Wood swings at only 39.2 percent of pitches, ranking 154th out of 163 hitters, according to Statcast. That sometimes hurts him — umpires often call strikes on pitches below Wood’s zone, as they do with Judge. But it’s a trait that ultimately serves him well. Others in the bottom 10 include Soto, Kyle Schwarber, Marcell Ozuna and Mookie Betts.

Bell, a 10-year veteran who returned to the Nationals for this season, said Wood’s patience sets him apart from most hitters.

“It reminds me of Miguel Cabrera or Joey Votto,” Bell said. “Slow heartbeat in the box, understands the situation of the game, not gonna get too big, not gonna try to pull the ball. He allows the ball to get deep, allows himself to get behind it. And with his levers and that mentality, I think he can definitely be one of the leaders offensively — one of the top 10 bats at the end of the year.”

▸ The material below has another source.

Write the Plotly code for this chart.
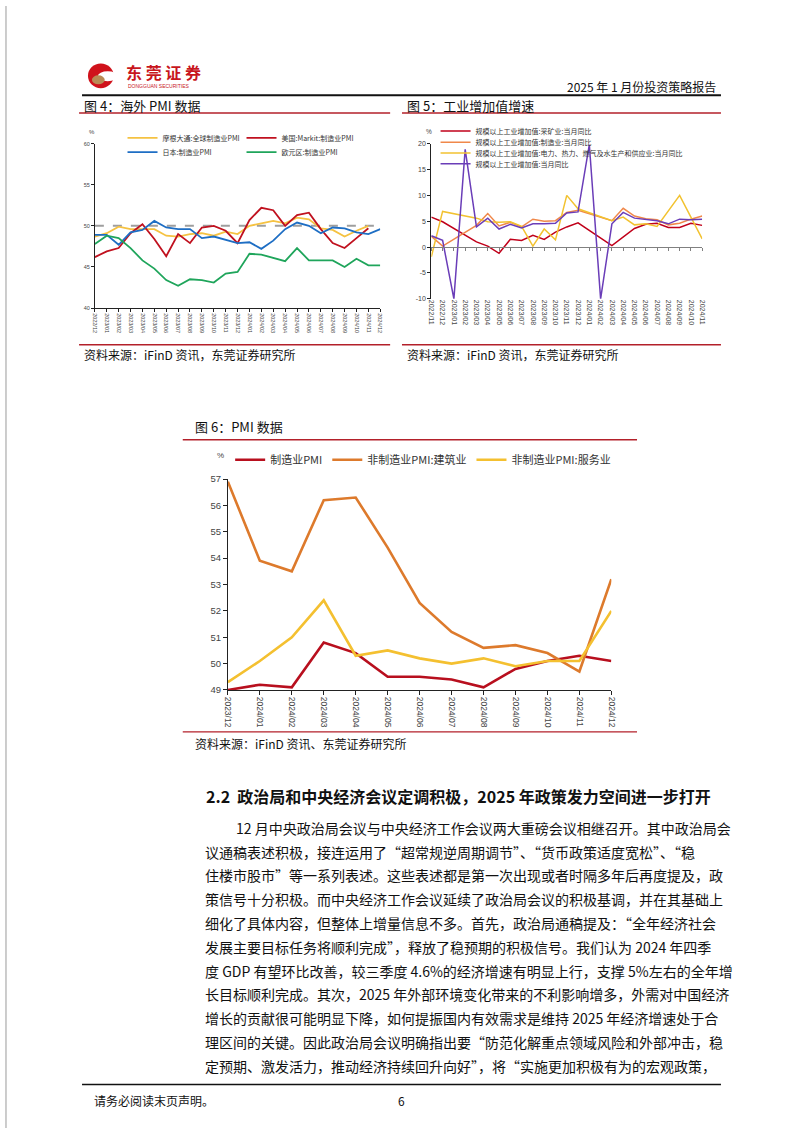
import plotly.graph_objects as go

W, H = 802, 1133


def fx(x):
    return x / W


def fy(y):
    return 1 - y / H


CJK = "Noto Sans CJK SC"
NUM = "Liberation Sans"

# ---------------- Figure 4: overseas PMI ----------------
months4 = ["2022/12", "2023/01", "2023/02", "2023/03", "2023/04", "2023/05", "2023/06",
           "2023/07", "2023/08", "2023/09", "2023/10", "2023/11", "2023/12", "2024/01",
           "2024/02", "2024/03", "2024/04", "2024/05", "2024/06", "2024/07", "2024/08",
           "2024/09", "2024/10", "2024/11", "2024/12"]
jpm_global = [48.7, 49.1, 49.9, 49.6, 49.6, 49.6, 48.8, 48.7, 49.0, 49.1, 48.8, 49.3, 49.0,
              50.0, 50.3, 50.6, 50.3, 51.0, 50.8, 49.7, 49.5, 48.7, 49.4, 50.0, None]
us_markit = [46.2, 46.9, 47.3, 49.1, 50.2, 48.4, 46.3, 49.0, 47.9, 49.8, 50.0, 49.4, 47.9,
             50.7, 52.2, 51.9, 50.0, 51.3, 51.6, 49.6, 47.9, 47.3, 48.5, 49.7, None]
japan_pmi = [48.9, 48.9, 47.7, 49.2, 49.5, 50.6, 49.8, 49.6, 49.6, 48.5, 48.7, 48.3, 47.9,
             48.0, 47.2, 48.2, 49.6, 50.4, 50.0, 49.1, 49.8, 49.7, 49.2, 49.0, 49.6]
euro_pmi = [47.8, 48.8, 48.5, 47.3, 45.8, 44.8, 43.4, 42.7, 43.5, 43.4, 43.1, 44.2, 44.4,
            46.6, 46.5, 46.1, 45.7, 47.3, 45.8, 45.8, 45.8, 45.0, 46.0, 45.2, 45.2]
names4 = ["摩根大通:全球制造业PMI", "美国:Markit:制造业PMI", "日本:制造业PMI", "欧元区:制造业PMI"]
yticks4 = [40, 45, 50, 55, 60]
ref_level4 = 50

# ---------------- Figure 5: industrial value added ----------------
months5 = ["2022/11", "2022/12", "2023/01", "2023/02", "2023/03", "2023/04", "2023/05",
           "2023/06", "2023/07", "2023/08", "2023/09", "2023/10", "2023/11", "2023/12",
           "2024/01", "2024/02", "2024/03", "2024/04", "2024/05", "2024/06", "2024/07",
           "2024/08", "2024/09", "2024/10", "2024/11"]
mining = [5.8, 4.9, None, None, 1.0, 0.2, -1.2, 1.5, 1.3, 2.3, 1.5, 2.9, 3.9, 4.7,
          None, None, 0.3, 2.0, 3.6, 4.4, 4.6, 3.8, 3.8, 4.6, 4.2]
manufacturing = [2.1, 0.2, None, None, 4.2, 6.5, 4.1, 4.8, 3.9, 5.4, 5.0, 5.1, 6.7, 7.1,
                 None, None, 5.1, 7.5, 6.0, 5.5, 5.3, 4.3, 4.6, 5.4, 6.0]
utilities = [-1.9, 6.9, None, None, 5.6, 4.9, 4.8, 4.9, 4.0, 0.2, 3.5, 1.4, 10.0, 7.4,
             None, None, 5.1, 5.8, 4.3, 4.5, 4.0, 7.0, 10.0, 5.8, 1.6]
total_iva = [2.2, 1.3, -10.0, 18.9, 3.9, 5.6, 3.5, 4.4, 3.7, 4.5, 4.5, 4.6, 6.6, 6.8,
             19.8, -10.0, 4.5, 6.7, 5.6, 5.3, 5.1, 4.5, 5.4, 5.3, 5.4]
names5 = ["规模以上工业增加值:采矿业:当月同比", "规模以上工业增加值:制造业:当月同比",
          "规模以上工业增加值:电力、热力、燃气及水生产和供应业:当月同比", "规模以上工业增加值:当月同比"]
yticks5 = [-10, -5, 0, 5, 10, 15, 20]

# ---------------- Figure 6: China PMI ----------------
months6 = ["2023/12", "2024/01", "2024/02", "2024/03", "2024/04", "2024/05", "2024/06",
           "2024/07", "2024/08", "2024/09", "2024/10", "2024/11", "2024/12"]
mfg_pmi = [49.0, 49.2, 49.1, 50.8, 50.4, 49.5, 49.5, 49.4, 49.1, 49.8, 50.1, 50.3, 50.1]
construction_pmi = [56.9, 53.9, 53.5, 56.2, 56.3, 54.4, 52.3, 51.2, 50.6, 50.7, 50.4, 49.7, 53.2]
services_pmi = [49.3, 50.1, 51.0, 52.4, 50.3, 50.5, 50.2, 50.0, 50.2, 49.9, 50.1, 50.1, 52.0]
names6 = ["制造业PMI", "非制造业PMI:建筑业", "非制造业PMI:服务业"]
yticks6 = [49, 50, 51, 52, 53, 54, 55, 56, 57]

# ---------------- Text ----------------
heading = "<b>2.2  政治局和中央经济会议定调积极，2025 年政策发力空间进一步打开</b>"
body_lines = [
    "12 月中央政治局会议与中央经济工作会议两大重磅会议相继召开。其中政治局会",
    "议通稿表述积极，接连运用了“超常规逆周期调节”、“货币政策适度宽松”、“稳",
    "住楼市股市”等一系列表述。这些表述都是第一次出现或者时隔多年后再度提及，政",
    "策信号十分积极。而中央经济工作会议延续了政治局会议的积极基调，并在其基础上",
    "细化了具体内容，但整体上增量信息不多。首先，政治局通稿提及：“全年经济社会",
    "发展主要目标任务将顺利完成”，释放了稳预期的积极信号。我们认为 2024 年四季",
    "度 GDP 有望环比改善，较三季度 4.6%的经济增速有明显上行，支撑 5%左右的全年增",
    "长目标顺利完成。其次，2025 年外部环境变化带来的不利影响增多，外需对中国经济",
    "增长的贡献很可能明显下降，如何提振国内有效需求是维持 2025 年经济增速处于合",
    "理区间的关键。因此政治局会议明确指出要“防范化解重点领域风险和外部冲击，稳",
    "定预期、激发活力，推动经济持续回升向好”，将“实施更加积极有为的宏观政策，",
]

fig = go.Figure()

idx4 = list(range(len(months4)))
idx5 = list(range(len(months5)))
idx6 = list(range(len(months6)))

# Fig 4 traces
for series, name, color, lg in [
    (jpm_global, names4[0], "#F5C242", "legend"),
    (us_markit, names4[1], "#C0111F", "legend"),
    (japan_pmi, names4[2], "#1E6EC4", "legend2"),
    (euro_pmi, names4[3], "#1FA55B", "legend2"),
]:
    fig.add_trace(go.Scatter(x=idx4, y=series, name=name, mode="lines",
                             line=dict(color=color, width=1.8), xaxis="x", yaxis="y",
                             legend=lg, hoverinfo="skip"))

# Fig 5 traces
for series, name, color, lg, xa in [
    (mining, names5[0], "#C0001A", "legend3", "x2"),
    (manufacturing, names5[1], "#F0884A", "legend4", "x2"),
    (utilities, names5[2], "#F2C230", "legend5", "x2"),
    (total_iva, names5[3], "#6A3DB8", "legend6", "x3"),
]:
    fig.add_trace(go.Scatter(x=idx5, y=series, name=name, mode="lines", connectgaps=True,
                             line=dict(color=color, width=1.5), xaxis=xa, yaxis="y2",
                             legend=lg, hoverinfo="skip"))

# Fig 6 traces
for series, name, color in [
    (mfg_pmi, names6[0], "#B80F1E"),
    (construction_pmi, names6[1], "#DD7A2C"),
    (services_pmi, names6[2], "#F4C030"),
]:
    fig.add_trace(go.Scatter(x=idx6, y=series, name=name, mode="lines",
                             line=dict(color=color, width=2.6), xaxis="x4", yaxis="y4",
                             legend="legend7", hoverinfo="skip"))

axis_common = dict(showgrid=False, zeroline=False, fixedrange=True)

fig.update_layout(
    width=W, height=H, margin=dict(l=0, r=0, t=0, b=0),
    paper_bgcolor="white", plot_bgcolor="rgba(0,0,0,0)", showlegend=True,
    font=dict(family=CJK, color="#222"),
    # Fig 4
    xaxis=dict(domain=[fx(91), fx(380)], range=[0, len(months4) - 1], anchor="y",
               tickvals=idx4, ticktext=months4, tickangle=90,
               tickfont=dict(family=NUM, size=5.5, color="#444"),
               showline=True, linecolor="#222", linewidth=1, ticks="outside", ticklen=3,
               tickcolor="#222", **axis_common),
    yaxis=dict(domain=[fy(305), fy(139)], range=[yticks4[0], yticks4[-1]], anchor="x",
               tickvals=yticks4, tickfont=dict(family=NUM, size=5.5, color="#444"),
               showline=True, linecolor="#222", linewidth=1, ticks="outside", ticklen=3,
               tickcolor="#222", **axis_common),
    # Fig 5 (labels at bottom)
    xaxis2=dict(domain=[fx(431.7), fx(706)], range=[0, len(months5) - 1], anchor="y2",
                tickvals=idx5, ticktext=months5, tickangle=90,
                tickfont=dict(family=NUM, size=7, color="#444"),
                showline=False, ticks="", **axis_common),
    # Fig 5 zero line axis with ticks
    xaxis3=dict(domain=[fx(431.7), fx(706)], range=[0, len(months5) - 1], overlaying="x2",
                anchor="free", position=fy(243.5), tickvals=idx5, showticklabels=False,
                showline=True, linecolor="#808080", linewidth=1.3, ticks="outside",
                ticklen=3, tickcolor="#808080", **axis_common),
    yaxis2=dict(domain=[fy(295.7), fy(139)], range=[yticks5[0], yticks5[-1]], anchor="x2",
                tickvals=yticks5, ticktext=[str(v) for v in yticks5],
                tickfont=dict(family=NUM, size=7, color="#444"),
                showline=True, linecolor="#222", linewidth=1, ticks="outside", ticklen=3,
                tickcolor="#222", **axis_common),
    # Fig 6
    xaxis4=dict(domain=[fx(225.7), fx(614)], range=[0, len(months6) - 1], anchor="y4",
                tickvals=idx6, ticktext=months6, tickangle=90,
                tickfont=dict(family=NUM, size=8.5, color="#444"),
                showline=True, linecolor="#222", linewidth=1, ticks="outside", ticklen=4,
                tickcolor="#222", **axis_common),
    yaxis4=dict(domain=[fy(690.7), fy(477.7)], range=[yticks6[0], yticks6[-1]], anchor="x4",
                tickvals=yticks6, tickfont=dict(family=NUM, size=9.5, color="#444"),
                showline=True, linecolor="#222", linewidth=1, ticks="outside", ticklen=4,
                tickcolor="#222", **axis_common),
)

legend_common = dict(xanchor="left", yanchor="top", bgcolor="rgba(0,0,0,0)", borderwidth=0,
                     font=dict(family=CJK, size=7, color="#333"))
OFF = 19.5
fig.update_layout(
    legend=dict(x=fx(119), y=fy(138 - OFF), orientation="h", entrywidth=74, **legend_common),
    legend2=dict(x=fx(119), y=fy(152.5 - OFF), orientation="h", entrywidth=74, **legend_common),
    legend3=dict(x=fx(436), y=fy(131 - OFF), orientation="v", **legend_common),
    legend4=dict(x=fx(436), y=fy(142.5 - OFF), orientation="v", **legend_common),
    legend5=dict(x=fx(436), y=fy(153.3 - OFF), orientation="v", **legend_common),
    legend6=dict(x=fx(436), y=fy(164.2 - OFF), orientation="v", **legend_common),
    legend7=dict(x=fx(228), y=fy(460 - 16.5), orientation="h", xanchor="left", yanchor="top",
                 bgcolor="rgba(0,0,0,0)", borderwidth=0,
                 font=dict(family=CJK, size=11, color="#333")),
)

# reference dashed line on Fig 4
fig.add_shape(type="line", xref="x domain", yref="y", x0=0, x1=1, y0=ref_level4, y1=ref_level4,
              line=dict(color="#9E9E9E", width=2, dash="dash"), layer="below")

# page decorations
RED = "#B3202A"


def hline(x0, x1, y, color, width):
    fig.add_shape(type="line", xref="paper", yref="paper", x0=fx(x0), x1=fx(x1),
                  y0=fy(y), y1=fy(y), line=dict(color=color, width=width))


hline(78, 725, 90, "#111", 2)          # header rule
hline(75, 390, 108, RED, 1.4)          # fig4 title rule
hline(402, 725, 108, RED, 1.4)         # fig5 title rule
hline(75, 390, 342, RED, 1.4)          # fig4 source rule
hline(402, 725, 342, RED, 1.4)         # fig5 source rule
hline(180, 640, 438, RED, 1.4)         # fig6 title rule
hline(180, 640, 733, RED, 1.4)         # fig6 source rule
hline(78, 725, 1089, "#111", 1.5)      # footer rule
fig.add_shape(type="line", xref="paper", yref="paper", x0=fx(1), x1=fx(1), y0=0, y1=1,
              line=dict(color="#9a9a9a", width=1))

# logo
fig.add_shape(type="circle", xref="paper", yref="paper", x0=fx(84), x1=fx(110), y0=fy(83),
              y1=fy(58), fillcolor="#D0121B", line=dict(width=0))
fig.add_shape(type="circle", xref="paper", yref="paper", x0=fx(94), x1=fx(114), y0=fy(76),
              y1=fy(66), fillcolor="white", line=dict(width=0))
fig.add_shape(type="circle", xref="paper", yref="paper", x0=fx(88), x1=fx(101), y0=fy(79),
              y1=fy(70), fillcolor="#B98A55", line=dict(width=0))


def text(x, y, s, size, color="#222", anchor="left", family=CJK):
    fig.add_annotation(x=fx(x), y=fy(y), xref="paper", yref="paper", text=s, showarrow=False,
                       xanchor=anchor, yanchor="middle",
                       font=dict(family=family, size=size, color=color))


text(120, 67, "<b>东 莞 证 券</b>", 16, "#C8161D")
text(123, 81, "DONGGUAN SECURITIES", 5, "#C8161D", family=NUM)
text(722, 81, "2025 年 1 月份投资策略报告", 12, "#111", anchor="right")

text(78, 100, "图 4：海外 PMI 数据", 13, "#111")
text(405, 100, "图 5：工业增加值增速", 13, "#111")
text(78, 352, "资料来源：iFinD 资讯，东莞证券研究所", 12, "#111")
text(405, 352, "资料来源：iFinD 资讯，东莞证券研究所", 12, "#111")
text(190, 425, "图 6：PMI 数据", 13, "#111")
text(190, 745, "资料来源：iFinD 资讯、东莞证券研究所", 12, "#111")

text(83, 127, "%", 6, "#444", family=NUM)
text(424, 127, "%", 6.5, "#444", family=NUM)
text(213, 454, "%", 8, "#444", family=NUM)

text(202, 798, heading, 16, "#111")
for i, line in enumerate(body_lines):
    text(232 if i == 0 else 200, 830 + 24 * i, line, 14, "#111")

text(88, 1105, "请务必阅读末页声明。", 12, "#111")
text(401, 1105, "6", 12, "#111", anchor="center")

fig.write_html("out.html")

Wood has hit balls so hard to left-center, Bell said, that they look like they’ve been pulled by a righty. Broadcaster Kevin Frandsen, who played nine seasons in the majors, called Wood’s homer on April 11 “the coolest ball I’ve ever seen hit,” such a vicious line drive that he laughed on air as it left the bat.

That homer — at 110.5 mph — was the hardest to the opposite field in the National League this season. Twelve days later, Wood pulled a blast in Washington at 116.3 mph, nearly the hardest-hit homer in that direction, too.

Earlier in April, against the Los Angeles Dodgers, he hit homers both ways in the same game, then added an infield single. Wood’s sprint speed (28 feet per second) ranks among the top third of all major leaguers.

What do you do with a player of such extremes? You don’t try to change him — not now, anyway. It’s a process, a transformation from budding star to generational great. More fly balls? More pull-side power? Relax.

The Nationals are enjoying the show, and that is what they preach to their prodigy.

“Let’s not give away at-bats trying to chase it,” Coles said. “Let’s keep doing what you’re doing, make your adjustments there, let that evolve on its own, and everything else will take care of itself.”